Com relação ao angolano, a polícia entendeu que ele não praticou nenhum crime.
“Não reagiu a ação policial e na verdade ele e a Dorildes acabaram sendo atingidos por engano, durante a ação policial que tinha como alvo apenas o foragido”, destaca.
“No local próximo ao Gilberto foi encontrada uma arma de fogo, por isso em um primeiro depoimento a Polícia Militar acreditou que o Gilberto tivesse reagido também, mas nós apuramos na investigação que ele não reagiu e que aquela arma de fogo encontrada provavelmente seria do foragido, pelo histórico do foragido, e porque ele reagiu”, acrescenta o delegado.
Amaral destaca que o inquérito policial com o indiciamento do foragido foi concluído e remetido ao Poder Judiciário no dia 27 de maio.
“Como havia indícios de excessos praticados pelos policiais militares na ação, cópia do inquérito também foi remetida para o comando local da BM para a apuração de eventual infração penal/disciplinar militar”.
O Comandante do 17º Batalhão de Polícia Militar, que realizou a perseguição e a abordagem, Major Luís Felipe Neves Moreira, afirmou que até a conclusão do inquérito policial militar prefere não se manifestar.
Angolano e amiga gaúcha são alvo de 35 tiros da polícia em Gravataí
Nota da BlaBlaCar
“A BlaBlaCar, líder nacional em viagens de longa distância por meio de caronas compartilhadas, lamenta profundamente o ocorrido e reforça o compromisso com a criação de um ambiente de viagem seguro e confiável para os mais de 5 milhões de usuários da plataforma no País.
A empresa ressalta que a viagem realizada pelo casal Dorildes Laurindo e Gilberto Andrade com a ocorrência de confronto com a polícia e o incidente com tiroteio não ocorreu por meio da utilização da plataforma.

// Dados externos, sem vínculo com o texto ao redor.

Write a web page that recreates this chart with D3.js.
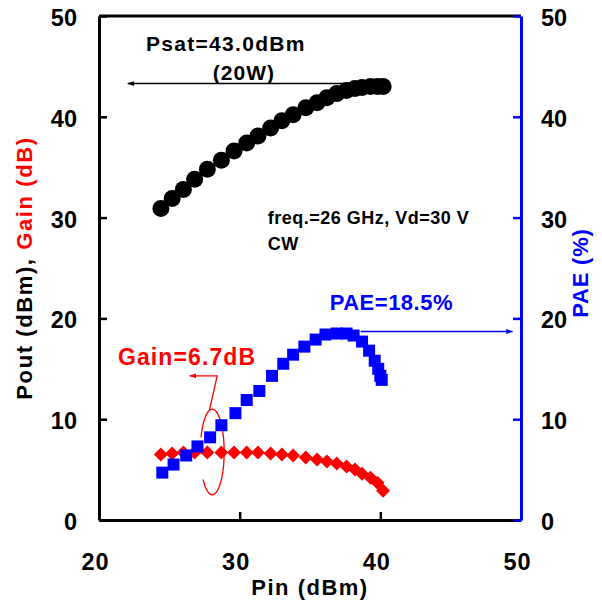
<!DOCTYPE html>
<html><head><meta charset="utf-8">
<script src="https://cdn.jsdelivr.net/npm/d3@7"></script>
<style>
body{margin:0;background:#fff}
svg{display:block}
text{font-family:"Liberation Sans",Arial,sans-serif;font-weight:bold}
</style>
</head><body>
<svg id="chart" width="602" height="603"></svg>
<script>
// ---- data ----
const xTicks = [20, 30, 40, 50];
const yTicks = [0, 10, 20, 30, 40, 50];
const pin  = [24.4,25.2,26.0,26.8,27.7,28.7,29.6,30.5,31.3,32.2,33.0,33.8,34.7,35.5,36.2,36.9,37.6,38.2,38.7,39.3,39.8,40.2];
const pout = [30.9,31.9,32.8,33.8,34.8,35.7,36.6,37.4,38.1,38.9,39.6,40.2,40.9,41.4,41.9,42.3,42.6,42.8,42.9,43.0,43.0,43.0];
const gain = [6.5,6.6,6.7,6.7,6.7,6.7,6.7,6.7,6.7,6.6,6.5,6.4,6.2,6.0,5.8,5.6,5.3,5.0,4.6,4.2,3.7,2.9];
const pinPae = [24.5,25.3,26.2,27.0,27.9,28.7,29.7,30.5,31.4,32.3,33.1,33.8,34.6,35.4,36.1,36.9,37.6,38.1,38.7,39.2,39.6,39.85,40.0,40.1];
const pae    = [4.7,5.5,6.4,7.3,8.2,9.4,10.6,11.9,12.8,14.3,15.5,16.4,17.2,17.9,18.4,18.5,18.5,18.3,17.7,16.8,15.8,15.0,14.3,13.9];

const BLUE = "#0000ff", RED = "#ff0000", BLACK = "#000000";

const svg = d3.select("#chart");
const x = d3.scaleLinear().domain([20, 50]).range([99, 521]);
const y = d3.scaleLinear().domain([0, 50]).range([520, 16]);

// arrow markers
const defs = svg.append("defs");
function marker(id, color) {
  defs.append("marker").attr("id", id).attr("viewBox", "0 0 10 10")
    .attr("refX", 9).attr("refY", 5).attr("markerWidth", 7).attr("markerHeight", 7)
    .attr("markerUnits", "userSpaceOnUse").attr("orient", "auto")
    .append("path").attr("d", "M0,1.5L10,5L0,8.5Z").attr("fill", color);
}
marker("arrK", BLACK); marker("arrR", RED); marker("arrB", BLUE);

// ---- frame & axes ----
svg.append("line").attr("x1", x(20)).attr("x2", x(50)).attr("y1", y(50)).attr("y2", y(50))
  .attr("stroke", BLACK).attr("stroke-width", 3);

const gB = svg.append("g").attr("transform", `translate(0,${y(0)})`)
  .call(d3.axisBottom(x).tickValues(xTicks).tickSizeInner(-8).tickSizeOuter(0).tickPadding(33).tickFormat(d3.format("d")));
const gL = svg.append("g").attr("transform", `translate(${x(20)},0)`)
  .call(d3.axisLeft(y).tickValues(yTicks).tickSizeInner(-8).tickSizeOuter(0).tickPadding(22).tickFormat(d3.format("d")));
const gR = svg.append("g").attr("transform", `translate(${x(50)},0)`)
  .call(d3.axisRight(y).tickValues(yTicks).tickSizeInner(-8).tickSizeOuter(0).tickPadding(20).tickFormat(d3.format("d")));

[gB, gL, gR].forEach(g => {
  g.select(".domain").attr("stroke-width", 3);
  g.selectAll(".tick line").attr("stroke-width", 2.5);
  g.selectAll(".tick text").attr("font-size", 23.5).attr("fill", BLACK)
    .style("font-family", '"Liberation Sans",Arial,sans-serif').style("font-weight", "bold");
});
gB.selectAll(".tick text").attr("dx", -4).style("letter-spacing", "1px");
gL.selectAll(".tick text").attr("dy", "0.4em");
gR.selectAll(".tick text").attr("dy", "0.4em");
gR.select(".domain").attr("stroke", BLUE);
gR.selectAll(".tick line").attr("stroke", BLUE);

// axis titles
svg.append("text").attr("x", x(35)).attr("y", 595).attr("text-anchor", "middle")
  .attr("font-size", 22).style("letter-spacing", "1.5px").text("Pin (dBm)");

const tL = svg.append("text").attr("transform", `translate(32,${y(25)}) rotate(-90)`)
  .attr("text-anchor", "middle").attr("font-size", 22).style("letter-spacing", "1.6px");
tL.append("tspan").attr("fill", BLACK).text("Pout (dBm), ");
tL.append("tspan").attr("fill", RED).text("Gain (dB)");

svg.append("text").attr("transform", `translate(588,${y(24.5)}) rotate(-90)`)
  .attr("text-anchor", "middle").attr("font-size", 22).attr("fill", BLUE)
  .style("letter-spacing", "0.8px").text("PAE (%)");

// ---- annotations (behind markers) ----
svg.append("line").attr("x1", x(40.0)).attr("y1", y(43.3)).attr("x2", x(22.05)).attr("y2", y(43.3))
  .attr("stroke", BLACK).attr("stroke-width", 1.5).attr("marker-end", "url(#arrK)");

svg.append("line").attr("x1", x(38.6)).attr("y1", y(18.7)).attr("x2", x(49.4)).attr("y2", y(18.7))
  .attr("stroke", BLUE).attr("stroke-width", 1.5).attr("marker-end", "url(#arrB)");

// gain callout: arrow + leader + open ellipse
svg.append("path")
  .attr("d", `M${x(27.85)},${y(10.9)}L${x(28.4)},${y(14.3)}L${x(26.45)},${y(14.3)}`)
  .attr("fill", "none").attr("stroke", RED).attr("stroke-width", 1.3).attr("marker-end", "url(#arrR)");
const ecx = x(28.05), ecy = y(6.75), erx = x(28.9) - x(28.05), ery = y(6.75) - y(11.0);
const ePts = d3.range(200, 501, 5).map(a => {
  const t = a * Math.PI / 180;
  return [ecx + erx * Math.cos(t), ecy + ery * Math.sin(t)];
});
svg.append("path").attr("d", d3.line().curve(d3.curveBasis)(ePts))
  .attr("fill", "none").attr("stroke", RED).attr("stroke-width", 1.3);

// ---- series ----
svg.append("g").selectAll("circle").data(pin.map((p, i) => [p, pout[i]])).join("circle")
  .attr("cx", d => x(d[0])).attr("cy", d => y(d[1])).attr("r", 8.5).attr("fill", BLACK);

const dia = 7;
svg.append("g").selectAll("path").data(pin.map((p, i) => [p, gain[i]])).join("path")
  .attr("d", d => `M${x(d[0])},${y(d[1]) - dia}L${x(d[0]) + dia},${y(d[1])}L${x(d[0])},${y(d[1]) + dia}L${x(d[0]) - dia},${y(d[1])}Z`)
  .attr("fill", RED);

const sq = 12;
svg.append("g").selectAll("rect").data(pinPae.map((p, i) => [p, pae[i]])).join("rect")
  .attr("x", d => x(d[0]) - sq / 2).attr("y", d => y(d[1]) - sq / 2)
  .attr("width", sq).attr("height", sq).attr("fill", BLUE);

// ---- annotation texts ----
svg.append("text").attr("x", x(23.34)).attr("y", y(46.5)).attr("font-size", 21)
  .style("letter-spacing", "1.3px").text("Psat=43.0dBm");
svg.append("text").attr("x", x(30.3)).attr("y", y(43.65)).attr("font-size", 21).attr("text-anchor", "middle")
  .style("letter-spacing", "1px").text("(20W)");
svg.append("text").attr("x", x(32.0)).attr("y", y(29.4)).attr("font-size", 18)
  .style("letter-spacing", "0.5px").text("freq.=26 GHz, Vd=30 V");
svg.append("text").attr("x", x(32.0)).attr("y", y(26.8)).attr("font-size", 18)
  .style("letter-spacing", "0.5px").text("CW");
svg.append("text").attr("x", x(36.4)).attr("y", y(20.8)).attr("font-size", 22).attr("fill", BLUE)
  .style("letter-spacing", "0.5px").text("PAE=18.5%");
svg.append("text").attr("x", x(21.35)).attr("y", y(15.4)).attr("font-size", 23).attr("fill", RED)
  .style("letter-spacing", "1.1px").text("Gain=6.7dB");
</script>
</body></html>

A companhia informa ainda que é uma comunidade de confiança que conecta quem procura uma viagem com quem tem espaço livre no carro. Funcionalidades como verificação de foto, e-mail, telefone e avaliações permitem que os condutores e passageiros escolham com quem vão viajar antes da viagem.
Por não ser um serviço de cunho comercial, não existe a obrigatoriedade de verificação da documentação.
No referido caso, o condutor Luiz Carlos Pail Junior optou por oferecer a carona sem cadastrar seus documentos, informação que fica disponível em seu perfil dentro do aplicativo, visível a todos que acessam a plataforma.
A BlaBlaCar preza pela segurança de seus usuários e reitera que se encontra à disposição das autoridades para colaborar com as investigações”.